The CLI (tauri-wd) is a standalone binary that implements the W3C WebDriver HTTP protocol on port 4444. When a test framework creates a session, the CLI launches your app binary, watches stdout for the port announcement, and then translates every W3C request into a plugin HTTP call. Elements are tracked as (selector, index, using) triples internally, mapped to W3C UUID strings for the session lifetime. Shadow DOM elements use a separate in-memory cache since document.querySelectorAll() can't reach into shadow roots. Frame/iframe context is managed by a stack that scopes JS evaluation to the correct contentDocument.

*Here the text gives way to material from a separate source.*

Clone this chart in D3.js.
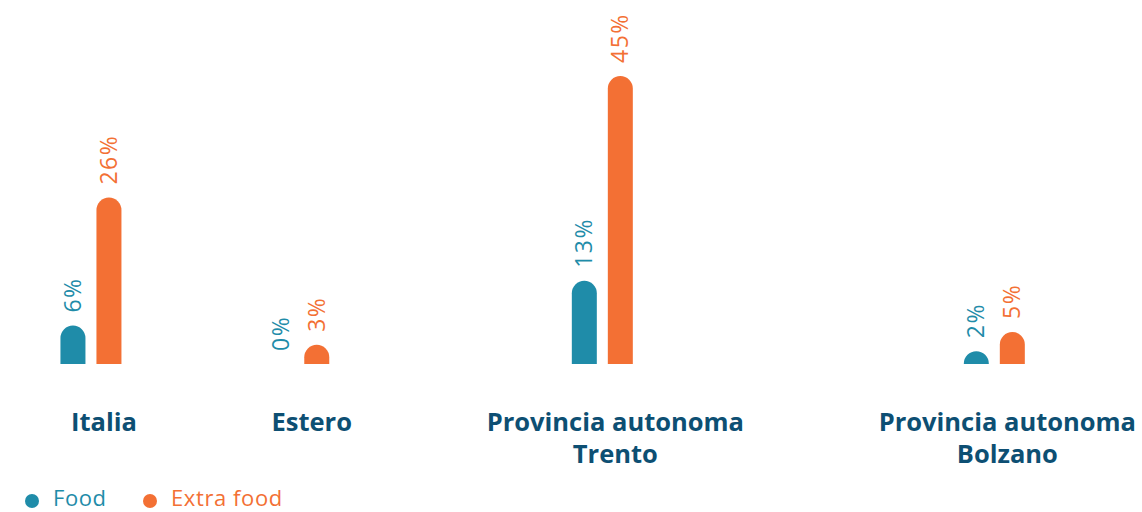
<!DOCTYPE html>
<html>
<head>
<meta charset="utf-8">
<script src="https://cdn.jsdelivr.net/npm/d3@7"></script>
<style>
  body { margin: 0; background: #fff; }
  svg { display: block; }
</style>
</head>
<body>
<div id="chart"></div>
<script>
var categories = [['Italia'], ['Estero'], ['Provincia autonoma', 'Trento'], ['Provincia autonoma', 'Bolzano']];
var seriesNames = ['Food', 'Extra food'];
var food = [6, 0, 13, 2];
var extraFood = [26, 3, 45, 5];
var colors = ['#1f8ca9', '#f37034'];

var w = 1142, h = 512;
var baseline = 364;
var barW = 25, barStep = 36, r = barW / 2;

var svg = d3.select('#chart').append('svg')
  .attr('width', w)
  .attr('height', h);

var y = d3.scaleLinear().domain([0, 45]).range([baseline, 76]);

// category labels first, their widths drive the group layout (like a flex row)
var labels = svg.append('g').selectAll('text').data(categories).enter().append('text')
  .attr('y', 431)
  .attr('text-anchor', 'middle')
  .attr('font-family', '"Open Sans", sans-serif')
  .attr('font-weight', 700)
  .attr('font-size', 25.5)
  .attr('fill', '#0d4f73');

labels.selectAll('tspan').data(function(d) { return d; }).enter().append('tspan')
  .attr('x', 0)
  .attr('dy', function(d, i) { return i ? 32 : 0; })
  .text(function(d) { return d; });

var widths = [];
labels.each(function() { widths.push(this.getBBox().width); });
var left = 71, right = 1136;
var gap = (right - left - d3.sum(widths)) / (categories.length - 1);
var centers = [], pos = left;
widths.forEach(function(wd) { centers.push(pos + wd / 2); pos += wd + gap; });

labels.each(function(d, i) {
  d3.select(this).selectAll('tspan').attr('x', centers[i]);
});

var data = [];
categories.forEach(function(c, i) {
  [food[i], extraFood[i]].forEach(function(v, s) {
    var cx = centers[i] - 13 + (s - 0.5) * barStep;
    data.push({ v: v, s: s, cx: cx });
  });
});

function barPath(d) {
  var top = y(d.v), x0 = d.cx - r, x1 = d.cx + r;
  if (baseline - top <= 0) return '';
  var rr = Math.min(r, baseline - top);
  return 'M' + x0 + ',' + baseline + 'V' + (top + rr) +
    'A' + r + ',' + rr + ' 0 0 1 ' + x1 + ',' + (top + rr) +
    'V' + baseline + 'Z';
}

svg.append('g').selectAll('path').data(data).enter().append('path')
  .attr('d', barPath)
  .attr('fill', function(d) { return colors[d.s]; });

svg.append('g').selectAll('text').data(data).enter().append('text')
  .attr('transform', function(d) {
    return 'translate(' + (d.cx + 8) + ',' + (y(d.v) - 13) + ') rotate(-90)';
  })
  .attr('font-family', '"Open Sans", sans-serif')
  .attr('font-weight', 400)
  .attr('font-size', 23)
  .attr('letter-spacing', 1.5)
  .attr('fill', function(d) { return colors[d.s]; })
  .text(function(d) { return d.v + '%'; });

// legend
var legend = svg.append('g').selectAll('g').data(seriesNames).enter().append('g')
  .attr('transform', function(d, i) { return 'translate(' + (32 + i * 118) + ',501)'; });

legend.append('circle')
  .attr('r', 7)
  .attr('fill', function(d, i) { return colors[i]; });

legend.append('text')
  .attr('x', 21)
  .attr('y', 5)
  .attr('font-family', '"Open Sans", sans-serif')
  .attr('font-size', 22)
  .attr('letter-spacing', 0.6)
  .attr('fill', function(d, i) { return colors[i]; })
  .text(function(d) { return d; });
</script>
</body>
</html>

Session flow: Test client sends POST /session with tauri:options.binary pointing to your app. The CLI spawns the binary with TAURI_WEBVIEW_AUTOMATION=true, reads the plugin port from stdout, and returns a session ID. All subsequent W3C commands are forwarded to the plugin as JSON-over-HTTP POST requests. When the session is deleted, the app process is killed.
For the full internal API reference, see SPEC.md.
When we started building this, we were developing a macOS Tauri app and frustrated that there was no easy way to do automated e2e testing -- Apple doesn't provide a WebDriver for WKWebView. We ended up building this at roughly the same time others tackled the same problem. Probably not the greatest use of time in hindsight, but here we are.
- tauri-plugin-webdriver -- Open-source Tauri plugin that embeds a WebDriver server directly in the plugin (single-crate architecture vs our two-crate approach). Supports macOS, Linux, and Windows -- if you need cross-platform WebDriver support, this is the more mature choice.
- CrabNebula Cloud -- Commercial hosted testing service with macOS WebDriver support.
- Blog post with some additional background info.
MIT OR Apache-2.0 (dual-licensed, same as Tauri)